I picked up this book because of a shining review from another author. When someone says that they had to sneak reading under the dinner table, it makes me take notice. And I wasn’t disappointed. The story is thrust forward very quickly, with significant plot development happening within the first thirty pages. And even though these initial ideas are revealed on the book jacket, I still felt tension as I waited to see what would happen and how the story would pan out.

On the morning of the choosing of the boy and girl–darkly named the “Day of Reaping”–we meet Katniss Everdeen, our protagonist, and the people closest to her: her best friend and fellow hunting buddy, her vacant and distant mother, and the love of her life, her twelve-year-old sister. After a surprising twist it ends up being Katniss who represents the girl for her district twelve at the Hunger Games, and this is where our tale truly begins.
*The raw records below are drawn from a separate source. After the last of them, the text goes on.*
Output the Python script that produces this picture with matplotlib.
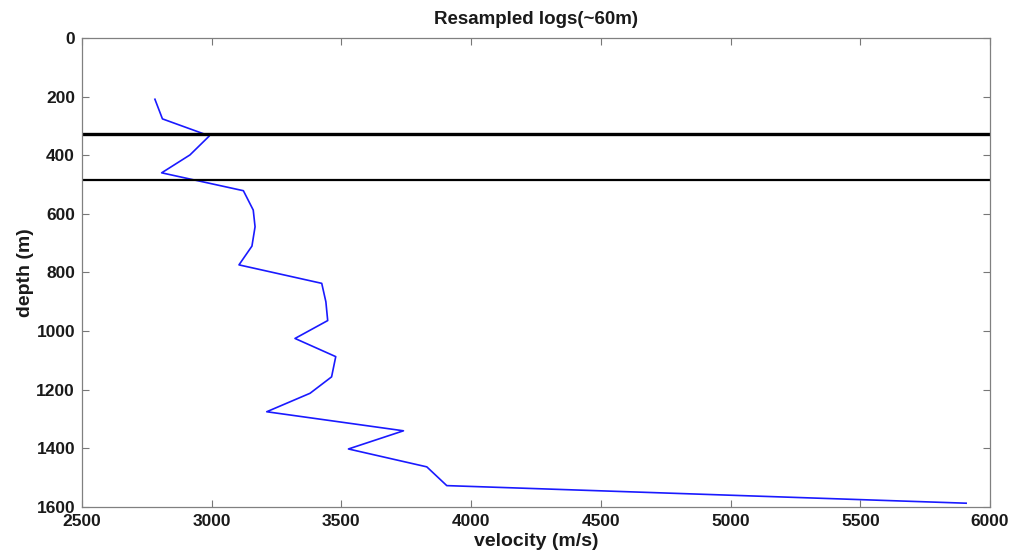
import matplotlib
matplotlib.use("Agg")
import matplotlib.pyplot as plt

# velocity log resampled at ~60m
velocity = [2781, 2810, 2991, 2916, 2807, 3122, 3160, 3167, 3155, 3105, 3424, 3440,
            3447, 3321, 3478, 3462, 3379, 3212, 3739, 3527, 3829, 3906, 5908]
depth = [209, 276, 334, 399, 460, 521, 587, 644, 710, 774, 837, 900,
         964, 1025, 1087, 1156, 1212, 1275, 1340, 1402, 1463, 1527, 1587]

# horizons
horizon_depths = [328, 484]
horizon_widths = [2.4, 1.6]

xticks = [2500, 3000, 3500, 4000, 4500, 5000, 5500, 6000]
yticks = [0, 200, 400, 600, 800, 1000, 1200, 1400, 1600]

plt.rcParams['font.family'] = ['Liberation Sans', 'DejaVu Sans']
plt.rcParams['font.weight'] = 'bold'

fig = plt.figure(figsize=(10.15, 5.56), dpi=100)
ax = fig.add_axes([0.0808, 0.0881, 0.8946, 0.8436])

ax.plot(velocity, depth, color='#1a1aff', lw=1.2)
for d, w in zip(horizon_depths, horizon_widths):
    ax.axhline(d, color='black', lw=w)

ax.set_xlim(2500, 6000)
ax.set_ylim(1600, 0)
ax.set_xticks(xticks)
ax.set_yticks(yticks)
ax.tick_params(direction='in', top=True, right=True, length=5, labelsize=12.5,
               width=0.8, color='#777777', labelcolor='#1a1a1a', pad=5)
for lab in ax.get_xticklabels() + ax.get_yticklabels():
    lab.set_fontweight('bold')
for s in ax.spines.values():
    s.set_linewidth(0.9)
    s.set_color('#808080')

ax.set_xlabel('velocity (m/s)', fontsize=14, fontweight='bold', labelpad=3, color='#1a1a1a')
ax.set_ylabel('depth (m)', fontsize=14, fontweight='bold', labelpad=2, color='#1a1a1a')
ax.set_title('Resampled logs(~60m)', fontsize=13.5, fontweight='bold', pad=10, color='#1a1a1a')

fig.savefig('out.png', dpi=100)
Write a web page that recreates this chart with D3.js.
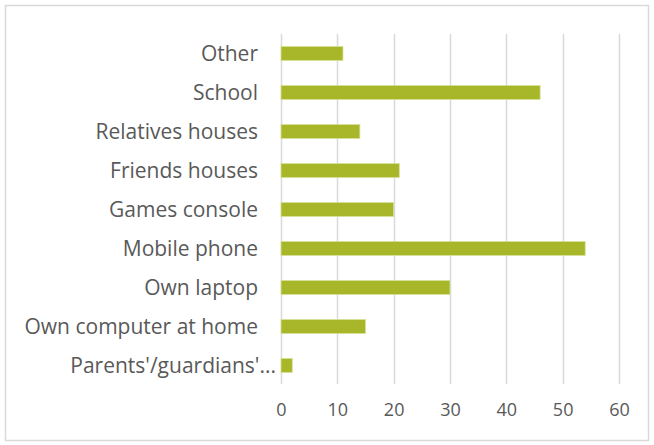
<!DOCTYPE html>
<html>
<head>
<meta charset="utf-8">
<script src="https://cdn.jsdelivr.net/npm/d3@7"></script>
<style>
  body { margin: 0; background: #fff; }
  text { font-family: "Open Sans", Lato, sans-serif; fill: #595959; }
</style>
</head>
<body>
<div id="chart"></div>
<script>
// categories top to bottom, as shown
var categories = ["Other", "School", "Relatives houses", "Friends houses", "Games console",
  "Mobile phone", "Own laptop", "Own computer at home", "Parents'/guardians'..."];
var values = [11, 46, 14, 21, 20, 54, 30, 15, 2];
var ticks = [0, 10, 20, 30, 40, 50, 60];

var data = categories.map(function (c, i) {
  return { name: c, value: values[i] };
});

var w = 654;
var h = 445;

var svg = d3
  .select("#chart")
  .append("svg")
  .attr("width", w)
  .attr("height", h);

// chart border
svg
  .append("rect")
  .attr("x", 5.5)
  .attr("y", 5.5)
  .attr("width", w - 11)
  .attr("height", h - 10)
  .attr("fill", "#fff")
  .attr("stroke", "#d9d9d9")
  .attr("stroke-width", 1.5);

var xScale = d3.scaleLinear().domain([0, 60]).range([281, 619]);

var yScale = d3
  .scaleBand()
  .domain(categories)
  .range([34, 385])
  .paddingInner(0.64)
  .paddingOuter(0.32);

// gridlines
svg
  .append("g")
  .selectAll("line")
  .data(ticks)
  .enter()
  .append("line")
  .attr("x1", function (d) { return Math.round(xScale(d)) + 0.5; })
  .attr("x2", function (d) { return Math.round(xScale(d)) + 0.5; })
  .attr("y1", 34)
  .attr("y2", 384)
  .attr("stroke", "#d9d9d9")
  .attr("stroke-width", 1.5);

// bars
svg
  .selectAll(".bar")
  .data(data)
  .enter()
  .append("rect")
  .attr("class", "bar")
  .attr("x", xScale(0))
  .attr("y", function (d) { return yScale(d.name); })
  .attr("width", function (d) { return xScale(d.value) - xScale(0); })
  .attr("height", yScale.bandwidth())
  .attr("fill", "#a8b72a")
  .attr("stroke", "#d6e09a")
  .attr("stroke-width", 0.8);

// category labels
svg
  .selectAll(".label")
  .data(data)
  .enter()
  .append("text")
  .attr("class", "label")
  .attr("x", function (d) { return /\.\.\.$/.test(d.name) ? 276 : 258; })
  .attr("y", function (d) { return yScale(d.name) + yScale.bandwidth() / 2; })
  .attr("dy", "0.35em")
  .attr("text-anchor", "end")
  .style("font-size", "21px")
  .text(function (d) { return d.name; });

// x axis labels
var xAxis = d3.axisBottom(xScale).tickValues(ticks).tickSize(0).tickPadding(0);
var gx = svg
  .append("g")
  .attr("transform", "translate(0,408)")
  .call(xAxis);
gx.select(".domain").remove();
gx.selectAll("text")
  .attr("fill", "#595959")
  .style("font-size", "18px")
  .style("font-family", "'Open Sans', Lato, sans-serif")
  .attr("dy", "0.45em");
</script>
</body>
</html>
After the initial thrust of story, the plot flows like a rollercoaster, moving ever-upward, along with frequent mini-climaxes which keep the tension building. You are left in the dark a lot of the time with the protagonist, which is scary, considering ignorance for her is literally a life or death situation. The fact that it is written in first-person present tense only adds to that feeling. But, even in the midst of terror and survival, there is a lovely development of intimate connections between a few of the characters, some ending in tragedy, others with results we have yet to see. A significant thing I noticed is that the author leads you to believe that the final climax is exactly where you think it should be. However, once everything seems okay, she throws a wrench in the whole thing, immediately bringing the tension back and leaving you wondering about the outcome.

The ending was splendidly written, but it left me seriously unsettled. I was surprised to find out that this book was a first in a series, something I didn’t know when I first picked it up (I initially read it before the sequels were published). That definitely explained the loose ends! There was a part of me that wanted a happier ending, especially after all the trials Katniss was subjected to. Still, knowing that we haven’t left her forever allows the conclusion to fit the story perfectly. I couldn’t wait for the next installment.